Il est d’une génération anticolonialiste qui vénérait Mendès. Proche des Montand-Signoret, il a fait des pieds et des mains pour entrer dans les gouvernements de Mitterrand. Lors du second septennat, il officia en second couteau à la Justice, à la Communication ou aux Relations extérieures. Grand seigneur, il reprend à son compte le mot qui le cingla alors : «Après avoir été un grand avocat, il a accepté d’être un petit ministre.» Et d’ajouter toujours soucieux d’avoir le dernier mot : «Tout ministre est aujourd’hui un petit ministre.» En 2017, il s’est révélé «macroniste enthousiaste». En 2022, il en recroquera «par résignation». Comme il a toujours ses entrées, il est arrivé à Kiejman de murmurer à l’oreille présidentielle. Il a fait valoir à Marcon qu’il avait trop négligé «les vieux et les pauvres». Plus largement, Kiejman estime que les politiques sont «largués» et qu’ils devraient le reconnaître au lieu de s’agiter dans le vide. Ensuite, il a parfois son âge et son itinéraire ravive certaines sensibilités. Il se fiche assez de l’écologie mais s’inquiète du mauvais sort qu’on fait aux immigrés et plaide pour une politique de la ville offensive. Sur les sujets de société qui ne l’exaltent pas forcément, il sait penser avec sa tête et choisir le camp du progrès.

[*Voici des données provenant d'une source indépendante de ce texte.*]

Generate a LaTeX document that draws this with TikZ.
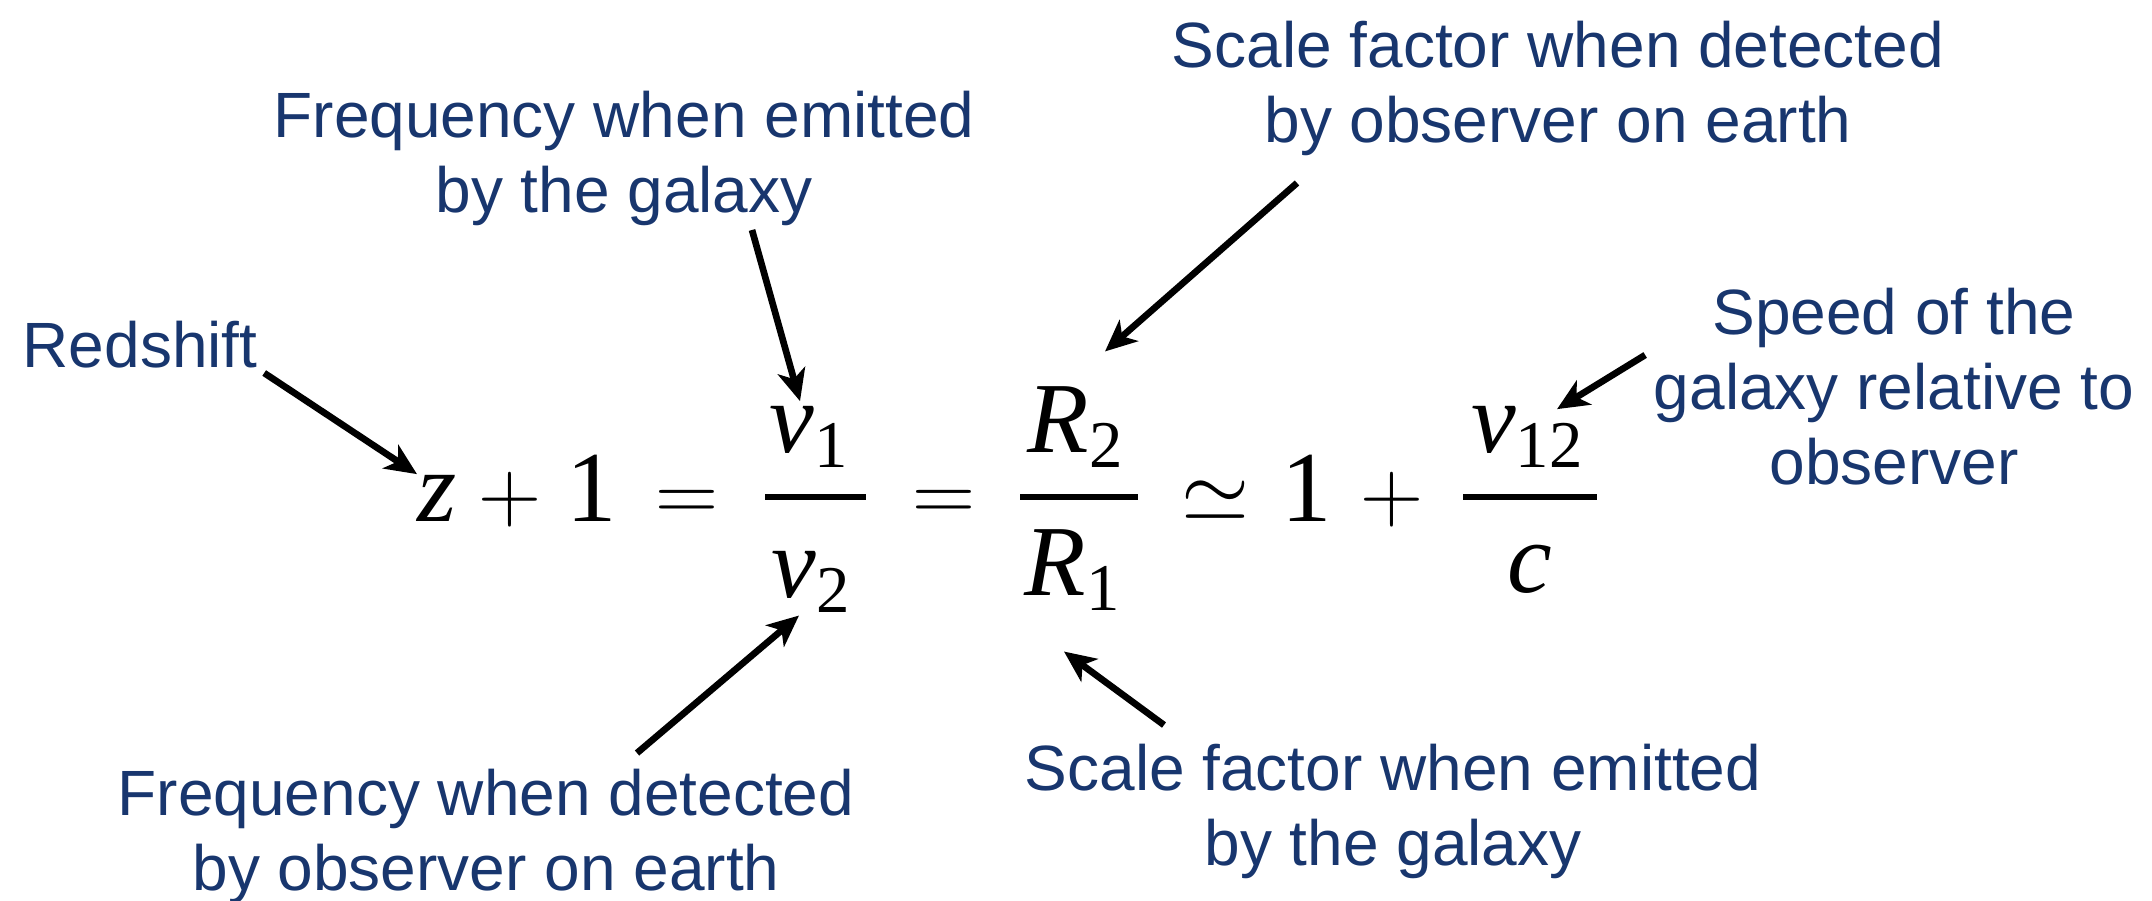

A l’instant où le désabusement guette et où l’ombre gagne, les femmes restent la grande affaire de sa vie. Il se remémore «la douceur de leur peau, l’élégance d’une silhouette, un rire éclatant, les courbes d’un corps, les effluves d’un parfum». Ce père tardif qui découvre l’art d’être grand-père écrit : «J’ai aimé follement et j’ai follement été aimé.» Il a vécu avec Françoise Giroud qui avait quinze ans de plus que lui, ce qui intriguait alors. Avec Marie-France Pisier, il formait un couple libre dans les années 70. Il eut les faveurs de Marlène Jobert, mais pas celles de Marie Laforêt. Et avec Ludmila Mikaël, le dîner aux chandelles vira au conseil matrimonial. Fanny Ardant est une amie de toujours qui vient tempêter avec brio et qu’il tempère. Il regarde MeToo sans grande aménité, mais sait dire ses réserves avec malice. En cabotin au narcissisme revendiqué, il montre un texto laudateur d’une complice qui vient lui faire des œufs brouillés, le samedi. Et il ne tarde pas à esquisser un comparatif entre Melanie Griffith et Kim Basinger. Cloîtré mais vivace, il pointe la distorsion entre la physiologie qui renâcle et «le désir qui ne veut pas finir». Avant, mutin, de formuler un dernier vœu assez barré, celui de «mourir doucement entre les bras d’une femme blonde, agrégative de lettres modernes».
12 août 1932 Naissance à Paris.
1953 Prête serment au barreau de Paris.
1990-1993 Ministre délégué.
17 novembre L’Homme qui voulait être aimé avec Vanessa Schneider (Grasset).